# YOUR INSTRUCTIONS
Output each entry verbatim and exclude every picture from it.

Source code of charts
#####

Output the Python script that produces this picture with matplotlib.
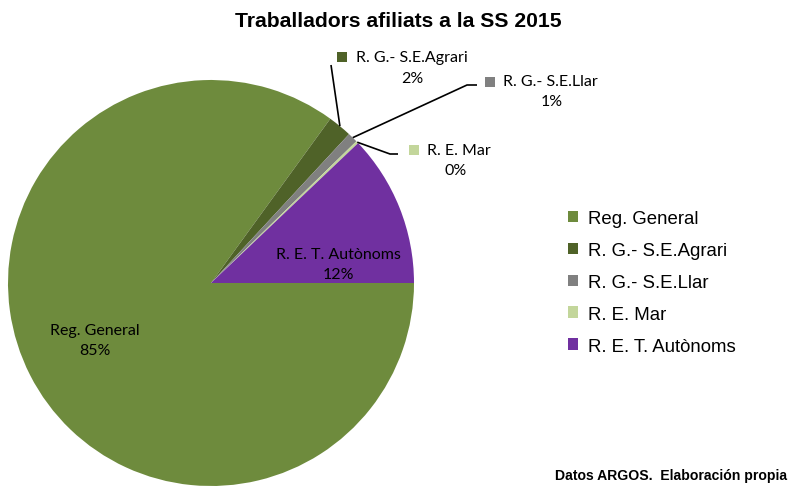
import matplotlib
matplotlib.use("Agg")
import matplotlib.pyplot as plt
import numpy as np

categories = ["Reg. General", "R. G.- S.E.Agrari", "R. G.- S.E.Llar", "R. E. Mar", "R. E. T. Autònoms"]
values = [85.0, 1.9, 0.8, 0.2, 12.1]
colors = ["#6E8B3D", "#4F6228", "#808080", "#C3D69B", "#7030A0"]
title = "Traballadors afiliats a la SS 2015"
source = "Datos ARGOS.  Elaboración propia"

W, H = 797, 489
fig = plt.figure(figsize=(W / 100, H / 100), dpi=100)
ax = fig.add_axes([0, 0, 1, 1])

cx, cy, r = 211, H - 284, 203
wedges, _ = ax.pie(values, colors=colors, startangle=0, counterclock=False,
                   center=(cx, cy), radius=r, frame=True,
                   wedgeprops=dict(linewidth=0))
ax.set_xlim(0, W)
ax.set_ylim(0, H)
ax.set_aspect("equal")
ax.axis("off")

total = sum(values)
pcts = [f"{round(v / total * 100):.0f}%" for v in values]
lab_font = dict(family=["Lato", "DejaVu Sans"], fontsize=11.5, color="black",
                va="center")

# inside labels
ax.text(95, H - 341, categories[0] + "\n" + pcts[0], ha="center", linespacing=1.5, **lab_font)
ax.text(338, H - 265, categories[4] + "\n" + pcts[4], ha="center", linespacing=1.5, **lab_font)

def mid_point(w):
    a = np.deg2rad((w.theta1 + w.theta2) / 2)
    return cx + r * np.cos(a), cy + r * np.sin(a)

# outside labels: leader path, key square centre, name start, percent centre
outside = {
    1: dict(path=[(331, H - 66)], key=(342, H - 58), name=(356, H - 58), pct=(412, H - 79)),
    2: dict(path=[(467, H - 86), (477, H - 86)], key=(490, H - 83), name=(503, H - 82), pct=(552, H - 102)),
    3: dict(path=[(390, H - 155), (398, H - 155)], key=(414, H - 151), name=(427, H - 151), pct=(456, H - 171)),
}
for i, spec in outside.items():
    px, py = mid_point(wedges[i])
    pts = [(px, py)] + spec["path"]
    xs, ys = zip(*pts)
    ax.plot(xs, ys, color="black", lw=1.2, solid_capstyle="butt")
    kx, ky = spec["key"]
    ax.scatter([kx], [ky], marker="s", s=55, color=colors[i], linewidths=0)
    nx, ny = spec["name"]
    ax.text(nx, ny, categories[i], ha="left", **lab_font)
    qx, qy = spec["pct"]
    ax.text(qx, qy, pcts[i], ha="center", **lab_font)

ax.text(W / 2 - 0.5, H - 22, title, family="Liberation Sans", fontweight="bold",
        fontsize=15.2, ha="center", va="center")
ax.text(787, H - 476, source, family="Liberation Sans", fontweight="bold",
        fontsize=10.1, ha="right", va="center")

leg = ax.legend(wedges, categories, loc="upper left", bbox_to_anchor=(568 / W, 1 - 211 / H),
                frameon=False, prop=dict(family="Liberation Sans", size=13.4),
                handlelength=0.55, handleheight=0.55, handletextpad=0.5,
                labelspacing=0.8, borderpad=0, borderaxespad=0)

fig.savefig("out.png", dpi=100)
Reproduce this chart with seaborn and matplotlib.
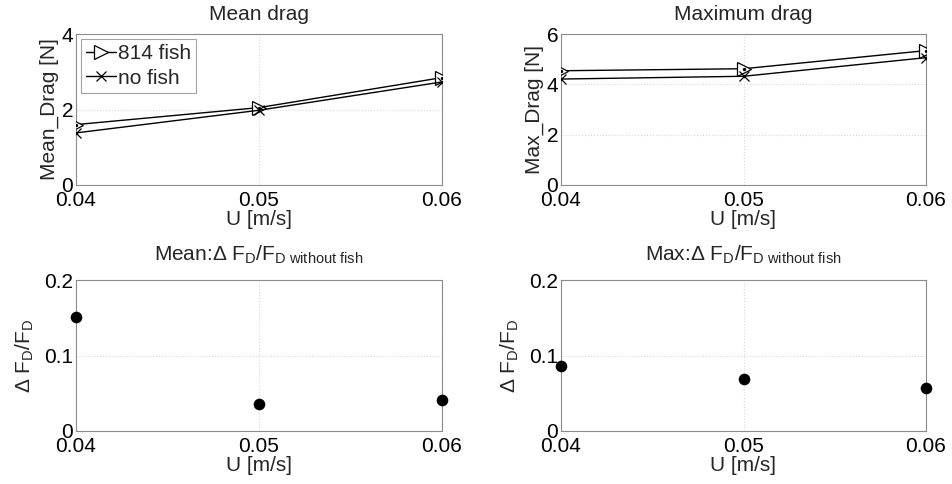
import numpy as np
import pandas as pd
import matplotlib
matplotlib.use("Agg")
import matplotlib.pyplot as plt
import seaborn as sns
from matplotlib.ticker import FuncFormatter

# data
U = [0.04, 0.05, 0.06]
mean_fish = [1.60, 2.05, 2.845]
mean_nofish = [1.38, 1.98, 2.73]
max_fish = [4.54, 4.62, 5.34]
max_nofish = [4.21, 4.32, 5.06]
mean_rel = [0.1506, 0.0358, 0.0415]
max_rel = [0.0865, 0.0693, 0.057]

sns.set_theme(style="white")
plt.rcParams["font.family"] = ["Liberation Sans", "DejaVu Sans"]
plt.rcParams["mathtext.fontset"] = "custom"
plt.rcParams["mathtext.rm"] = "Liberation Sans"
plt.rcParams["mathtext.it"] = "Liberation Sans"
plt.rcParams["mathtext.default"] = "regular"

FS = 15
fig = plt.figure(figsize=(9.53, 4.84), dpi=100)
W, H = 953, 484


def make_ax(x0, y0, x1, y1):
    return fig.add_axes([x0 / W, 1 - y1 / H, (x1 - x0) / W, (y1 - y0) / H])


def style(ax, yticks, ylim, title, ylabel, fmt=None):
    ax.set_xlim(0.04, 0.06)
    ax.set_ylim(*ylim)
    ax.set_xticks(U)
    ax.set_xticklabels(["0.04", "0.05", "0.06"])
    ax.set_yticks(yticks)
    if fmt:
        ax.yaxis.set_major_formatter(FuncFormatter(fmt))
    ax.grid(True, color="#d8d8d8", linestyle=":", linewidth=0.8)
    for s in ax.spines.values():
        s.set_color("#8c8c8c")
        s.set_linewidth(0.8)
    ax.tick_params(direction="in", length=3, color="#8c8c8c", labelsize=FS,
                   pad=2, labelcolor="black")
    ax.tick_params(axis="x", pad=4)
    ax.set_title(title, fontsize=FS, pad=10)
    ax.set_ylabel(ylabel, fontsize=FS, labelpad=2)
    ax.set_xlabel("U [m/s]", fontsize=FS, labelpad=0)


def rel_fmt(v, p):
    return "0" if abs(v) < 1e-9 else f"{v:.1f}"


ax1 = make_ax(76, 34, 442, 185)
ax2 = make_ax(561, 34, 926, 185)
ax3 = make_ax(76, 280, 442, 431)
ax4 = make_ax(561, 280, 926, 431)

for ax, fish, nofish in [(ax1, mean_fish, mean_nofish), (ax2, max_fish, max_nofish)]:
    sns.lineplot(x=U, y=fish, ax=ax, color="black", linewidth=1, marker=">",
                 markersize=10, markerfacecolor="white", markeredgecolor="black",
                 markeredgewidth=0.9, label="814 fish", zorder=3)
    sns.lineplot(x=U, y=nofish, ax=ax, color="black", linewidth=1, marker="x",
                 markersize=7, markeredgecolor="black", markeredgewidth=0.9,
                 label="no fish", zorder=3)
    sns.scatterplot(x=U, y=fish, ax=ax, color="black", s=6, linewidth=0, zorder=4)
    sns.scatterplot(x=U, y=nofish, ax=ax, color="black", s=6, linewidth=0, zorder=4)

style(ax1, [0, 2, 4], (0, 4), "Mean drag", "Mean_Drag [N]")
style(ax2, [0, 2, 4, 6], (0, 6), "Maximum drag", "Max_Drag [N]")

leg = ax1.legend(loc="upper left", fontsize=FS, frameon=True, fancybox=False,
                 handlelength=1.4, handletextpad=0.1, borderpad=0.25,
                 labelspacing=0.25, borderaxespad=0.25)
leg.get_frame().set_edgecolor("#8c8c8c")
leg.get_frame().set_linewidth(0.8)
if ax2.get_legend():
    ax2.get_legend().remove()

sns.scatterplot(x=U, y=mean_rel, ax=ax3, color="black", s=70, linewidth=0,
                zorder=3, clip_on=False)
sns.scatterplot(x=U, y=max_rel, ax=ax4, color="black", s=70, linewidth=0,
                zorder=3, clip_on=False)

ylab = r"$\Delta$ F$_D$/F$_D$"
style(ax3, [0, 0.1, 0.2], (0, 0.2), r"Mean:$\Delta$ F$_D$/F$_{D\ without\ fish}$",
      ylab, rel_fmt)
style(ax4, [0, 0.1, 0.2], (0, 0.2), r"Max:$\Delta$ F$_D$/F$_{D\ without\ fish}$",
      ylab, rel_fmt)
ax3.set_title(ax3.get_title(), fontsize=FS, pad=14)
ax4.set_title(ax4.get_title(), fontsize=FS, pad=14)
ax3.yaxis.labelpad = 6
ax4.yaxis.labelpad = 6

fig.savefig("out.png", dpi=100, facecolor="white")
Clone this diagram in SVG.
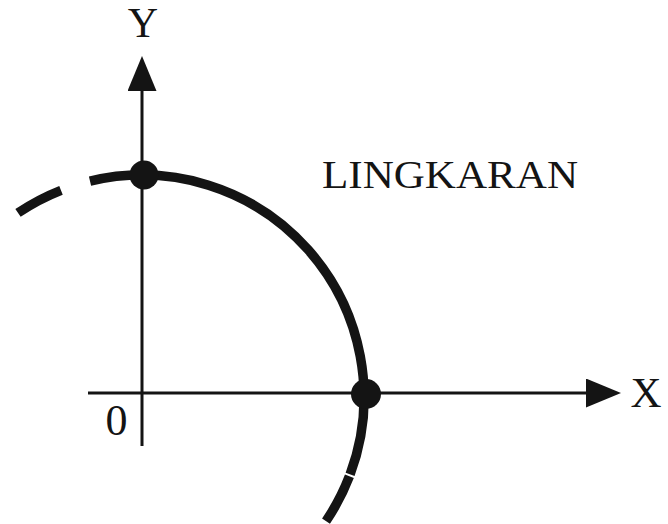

#####

# SOLUTION TO THIS EXERCISE
Output the Python script that produces this picture with matplotlib.
import matplotlib
matplotlib.use("Agg")
import matplotlib.pyplot as plt
import numpy as np

categories = ["Reg. General", "R. G.- S.E.Agrari", "R. G.- S.E.Llar", "R. E. Mar", "R. E. T. Autònoms"]
values = [85.0, 1.9, 0.8, 0.2, 12.1]
colors = ["#6E8B3D", "#4F6228", "#808080", "#C3D69B", "#7030A0"]
title = "Traballadors afiliats a la SS 2015"
source = "Datos ARGOS.  Elaboración propia"

W, H = 797, 489
fig = plt.figure(figsize=(W / 100, H / 100), dpi=100)
ax = fig.add_axes([0, 0, 1, 1])

cx, cy, r = 211, H - 284, 203
wedges, _ = ax.pie(values, colors=colors, startangle=0, counterclock=False,
                   center=(cx, cy), radius=r, frame=True,
                   wedgeprops=dict(linewidth=0))
ax.set_xlim(0, W)
ax.set_ylim(0, H)
ax.set_aspect("equal")
ax.axis("off")

total = sum(values)
pcts = [f"{round(v / total * 100):.0f}%" for v in values]
lab_font = dict(family=["Lato", "DejaVu Sans"], fontsize=11.5, color="black",
                va="center")

# inside labels
ax.text(95, H - 341, categories[0] + "\n" + pcts[0], ha="center", linespacing=1.5, **lab_font)
ax.text(338, H - 265, categories[4] + "\n" + pcts[4], ha="center", linespacing=1.5, **lab_font)

def mid_point(w):
    a = np.deg2rad((w.theta1 + w.theta2) / 2)
    return cx + r * np.cos(a), cy + r * np.sin(a)

# outside labels: leader path, key square centre, name start, percent centre
outside = {
    1: dict(path=[(331, H - 66)], key=(342, H - 58), name=(356, H - 58), pct=(412, H - 79)),
    2: dict(path=[(467, H - 86), (477, H - 86)], key=(490, H - 83), name=(503, H - 82), pct=(552, H - 102)),
    3: dict(path=[(390, H - 155), (398, H - 155)], key=(414, H - 151), name=(427, H - 151), pct=(456, H - 171)),
}
for i, spec in outside.items():
    px, py = mid_point(wedges[i])
    pts = [(px, py)] + spec["path"]
    xs, ys = zip(*pts)
    ax.plot(xs, ys, color="black", lw=1.2, solid_capstyle="butt")
    kx, ky = spec["key"]
    ax.scatter([kx], [ky], marker="s", s=55, color=colors[i], linewidths=0)
    nx, ny = spec["name"]
    ax.text(nx, ny, categories[i], ha="left", **lab_font)
    qx, qy = spec["pct"]
    ax.text(qx, qy, pcts[i], ha="center", **lab_font)

ax.text(W / 2 - 0.5, H - 22, title, family="Liberation Sans", fontweight="bold",
        fontsize=15.2, ha="center", va="center")
ax.text(787, H - 476, source, family="Liberation Sans", fontweight="bold",
        fontsize=10.1, ha="right", va="center")

leg = ax.legend(wedges, categories, loc="upper left", bbox_to_anchor=(568 / W, 1 - 211 / H),
                frameon=False, prop=dict(family="Liberation Sans", size=13.4),
                handlelength=0.55, handleheight=0.55, handletextpad=0.5,
                labelspacing=0.8, borderpad=0, borderaxespad=0)

fig.savefig("out.png", dpi=100)
Reproduce this chart with seaborn and matplotlib.
import numpy as np
import pandas as pd
import matplotlib
matplotlib.use("Agg")
import matplotlib.pyplot as plt
import seaborn as sns
from matplotlib.ticker import FuncFormatter

# data
U = [0.04, 0.05, 0.06]
mean_fish = [1.60, 2.05, 2.845]
mean_nofish = [1.38, 1.98, 2.73]
max_fish = [4.54, 4.62, 5.34]
max_nofish = [4.21, 4.32, 5.06]
mean_rel = [0.1506, 0.0358, 0.0415]
max_rel = [0.0865, 0.0693, 0.057]

sns.set_theme(style="white")
plt.rcParams["font.family"] = ["Liberation Sans", "DejaVu Sans"]
plt.rcParams["mathtext.fontset"] = "custom"
plt.rcParams["mathtext.rm"] = "Liberation Sans"
plt.rcParams["mathtext.it"] = "Liberation Sans"
plt.rcParams["mathtext.default"] = "regular"

FS = 15
fig = plt.figure(figsize=(9.53, 4.84), dpi=100)
W, H = 953, 484


def make_ax(x0, y0, x1, y1):
    return fig.add_axes([x0 / W, 1 - y1 / H, (x1 - x0) / W, (y1 - y0) / H])


def style(ax, yticks, ylim, title, ylabel, fmt=None):
    ax.set_xlim(0.04, 0.06)
    ax.set_ylim(*ylim)
    ax.set_xticks(U)
    ax.set_xticklabels(["0.04", "0.05", "0.06"])
    ax.set_yticks(yticks)
    if fmt:
        ax.yaxis.set_major_formatter(FuncFormatter(fmt))
    ax.grid(True, color="#d8d8d8", linestyle=":", linewidth=0.8)
    for s in ax.spines.values():
        s.set_color("#8c8c8c")
        s.set_linewidth(0.8)
    ax.tick_params(direction="in", length=3, color="#8c8c8c", labelsize=FS,
                   pad=2, labelcolor="black")
    ax.tick_params(axis="x", pad=4)
    ax.set_title(title, fontsize=FS, pad=10)
    ax.set_ylabel(ylabel, fontsize=FS, labelpad=2)
    ax.set_xlabel("U [m/s]", fontsize=FS, labelpad=0)


def rel_fmt(v, p):
    return "0" if abs(v) < 1e-9 else f"{v:.1f}"


ax1 = make_ax(76, 34, 442, 185)
ax2 = make_ax(561, 34, 926, 185)
ax3 = make_ax(76, 280, 442, 431)
ax4 = make_ax(561, 280, 926, 431)

for ax, fish, nofish in [(ax1, mean_fish, mean_nofish), (ax2, max_fish, max_nofish)]:
    sns.lineplot(x=U, y=fish, ax=ax, color="black", linewidth=1, marker=">",
                 markersize=10, markerfacecolor="white", markeredgecolor="black",
                 markeredgewidth=0.9, label="814 fish", zorder=3)
    sns.lineplot(x=U, y=nofish, ax=ax, color="black", linewidth=1, marker="x",
                 markersize=7, markeredgecolor="black", markeredgewidth=0.9,
                 label="no fish", zorder=3)
    sns.scatterplot(x=U, y=fish, ax=ax, color="black", s=6, linewidth=0, zorder=4)
    sns.scatterplot(x=U, y=nofish, ax=ax, color="black", s=6, linewidth=0, zorder=4)

style(ax1, [0, 2, 4], (0, 4), "Mean drag", "Mean_Drag [N]")
style(ax2, [0, 2, 4, 6], (0, 6), "Maximum drag", "Max_Drag [N]")

leg = ax1.legend(loc="upper left", fontsize=FS, frameon=True, fancybox=False,
                 handlelength=1.4, handletextpad=0.1, borderpad=0.25,
                 labelspacing=0.25, borderaxespad=0.25)
leg.get_frame().set_edgecolor("#8c8c8c")
leg.get_frame().set_linewidth(0.8)
if ax2.get_legend():
    ax2.get_legend().remove()

sns.scatterplot(x=U, y=mean_rel, ax=ax3, color="black", s=70, linewidth=0,
                zorder=3, clip_on=False)
sns.scatterplot(x=U, y=max_rel, ax=ax4, color="black", s=70, linewidth=0,
                zorder=3, clip_on=False)

ylab = r"$\Delta$ F$_D$/F$_D$"
style(ax3, [0, 0.1, 0.2], (0, 0.2), r"Mean:$\Delta$ F$_D$/F$_{D\ without\ fish}$",
      ylab, rel_fmt)
style(ax4, [0, 0.1, 0.2], (0, 0.2), r"Max:$\Delta$ F$_D$/F$_{D\ without\ fish}$",
      ylab, rel_fmt)
ax3.set_title(ax3.get_title(), fontsize=FS, pad=14)
ax4.set_title(ax4.get_title(), fontsize=FS, pad=14)
ax3.yaxis.labelpad = 6
ax4.yaxis.labelpad = 6

fig.savefig("out.png", dpi=100, facecolor="white")
Clone this diagram in SVG.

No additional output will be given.